Branden Bell, a Kansas City, Missouri, attorney representing Robertson, did not immediately return a telephone message seeking comment following a court hearing Wednesday in Kansas City, Kansas. The U.S. Department of Justice, which is handling questions about the case, did not immediately respond to an email.

Robertson is from the Kansas City suburb of Olathe, Kansas. The charges against him include conspiring to commit crimes against the U.S.; exporting controlled goods without a license; falsifying and failing to file electronic export information; illegally smuggling goods; money laundering; and conspiring to launder money internationally.

Buyanovsky is from Lawrence, about 40 miles west of Kansas City, home to the main University of Kansas campus. On Tuesday, he pleaded guilty in Kansas City, Kansas, to conspiring to launder money internationally and conspiring to commit crimes against the U.S. His sentencing is scheduled for March 21, and he faces up to 25 years in prison.

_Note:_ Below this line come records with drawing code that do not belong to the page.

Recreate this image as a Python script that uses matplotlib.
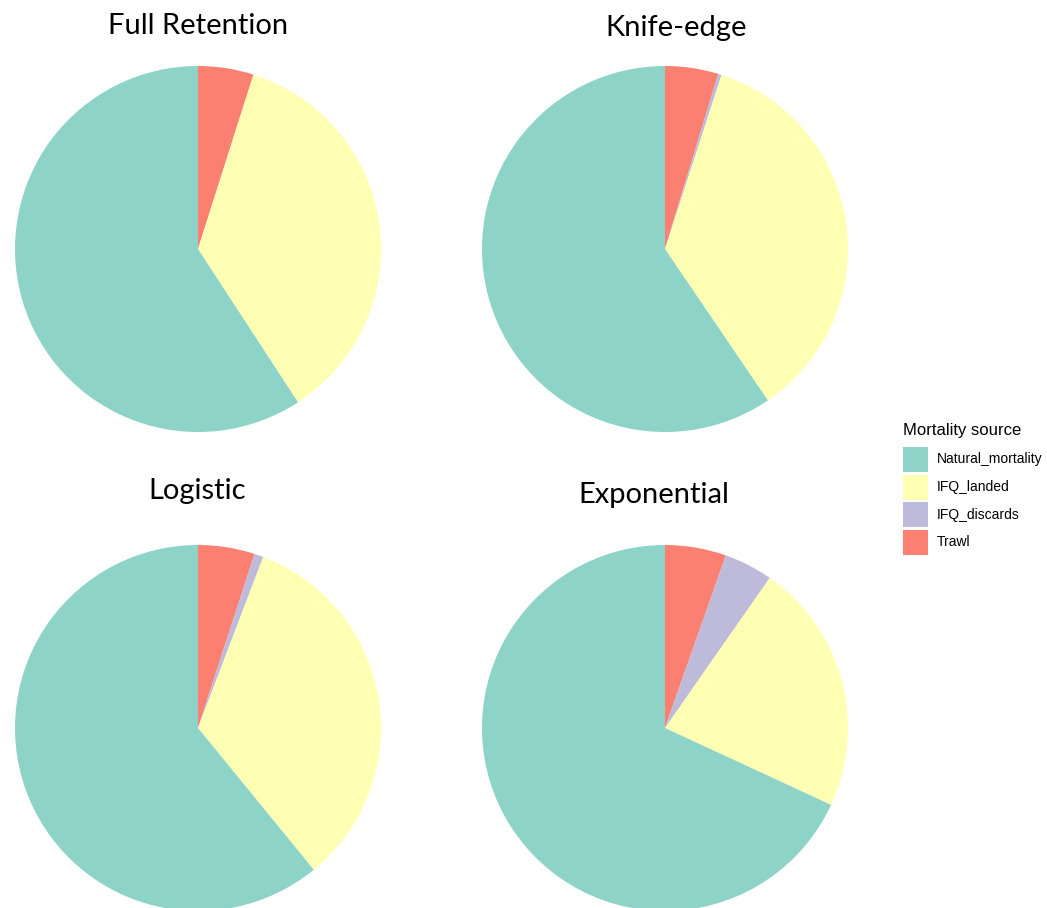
import matplotlib
matplotlib.use("Agg")
import matplotlib.pyplot as plt
from matplotlib.patches import Rectangle

# mortality shares (%) per selectivity scenario, clockwise from 12 o'clock
sources = ["Trawl", "IFQ_discards", "IFQ_landed", "Natural_mortality"]
full_retention = [4.9, 0.0, 35.9, 59.2]
knife_edge = [4.7, 0.3, 35.5, 59.5]
logistic = [5.0, 0.8, 33.3, 60.9]
exponential = [5.4, 4.3, 22.2, 68.1]

titles = ["Full Retention", "Knife-edge", "Logistic", "Exponential"]
colors = {"Natural_mortality": "#8DD3C7", "IFQ_landed": "#FFFFB3",
          "IFQ_discards": "#BEBADA", "Trawl": "#FB8072"}
legend_order = ["Natural_mortality", "IFQ_landed", "IFQ_discards", "Trawl"]

W, H = 1047, 908
fig = plt.figure(figsize=(W / 100, H / 100), dpi=100)

# pie centres / title positions in pixels
centres = [(198, 249), (665, 249), (198, 728), (665, 728)]
title_pos = [(198, 26), (676, 28), (197, 491), (654, 495)]
r = 183
data = [full_retention, knife_edge, logistic, exponential]

for vals, (cx, cy), title, (tx, ty) in zip(data, centres, titles, title_pos):
    ax = fig.add_axes([(cx - r) / W, 1 - (cy + r) / H, 2 * r / W, 2 * r / H])
    ax.pie(vals, colors=[colors[s] for s in sources], startangle=90,
           counterclock=False, radius=1, wedgeprops=dict(linewidth=0))
    ax.set_xlim(-1, 1)
    ax.set_ylim(-1, 1)
    ax.set_aspect("equal")
    ax.axis("off")
    fig.text(tx / W, 1 - ty / H, title, ha="center", va="center",
             fontsize=21, family="Lato")

# legend drawn by hand so the keys match the ggplot look (pixel layout)
lx, ly = 903, 431
key, step, top = 25, 27.5, 447
fig.text(lx / W, 1 - ly / H, "Mortality source", ha="left", va="center",
         fontsize=12, family="Liberation Sans")
for i, name in enumerate(legend_order):
    y0 = top + i * step
    fig.add_artist(Rectangle((lx / W, 1 - (y0 + key) / H), key / W, key / H,
                             transform=fig.transFigure, facecolor=colors[name],
                             edgecolor="none"))
    fig.text(937 / W, 1 - (y0 + key / 2) / H, name, ha="left", va="center",
             fontsize=10, family="Liberation Sans")

fig.savefig("out.png", dpi=100)
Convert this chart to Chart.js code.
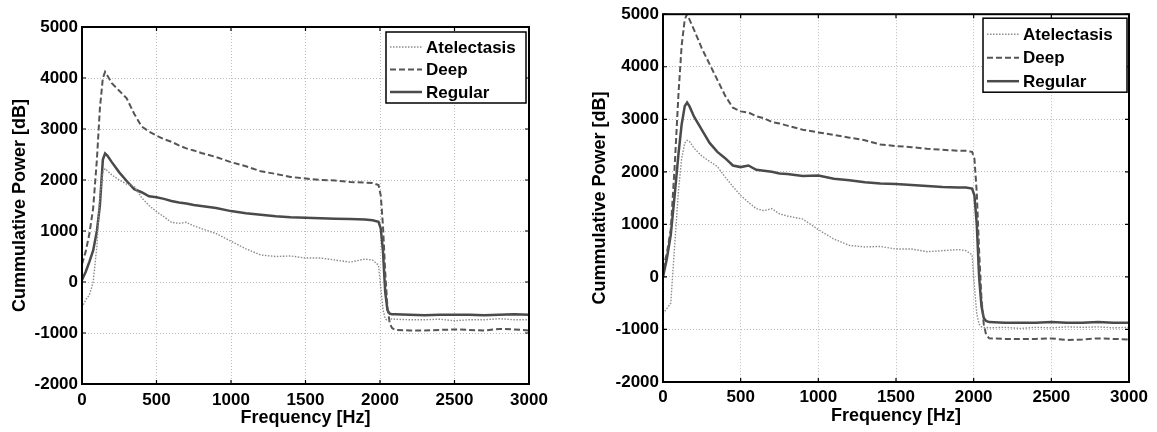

The indictment against the two men alleged that since 2020, they conspired to evade U.S. export laws by concealing and misstating the true end users and destinations of their exports. Prosecutors said they shipped goods through intermediary companies in Armenia, Cyprus and the United Arab Emirates and used foreign bank accounts outside Russia to funnel money from Russian customers to KanRus in the U.S.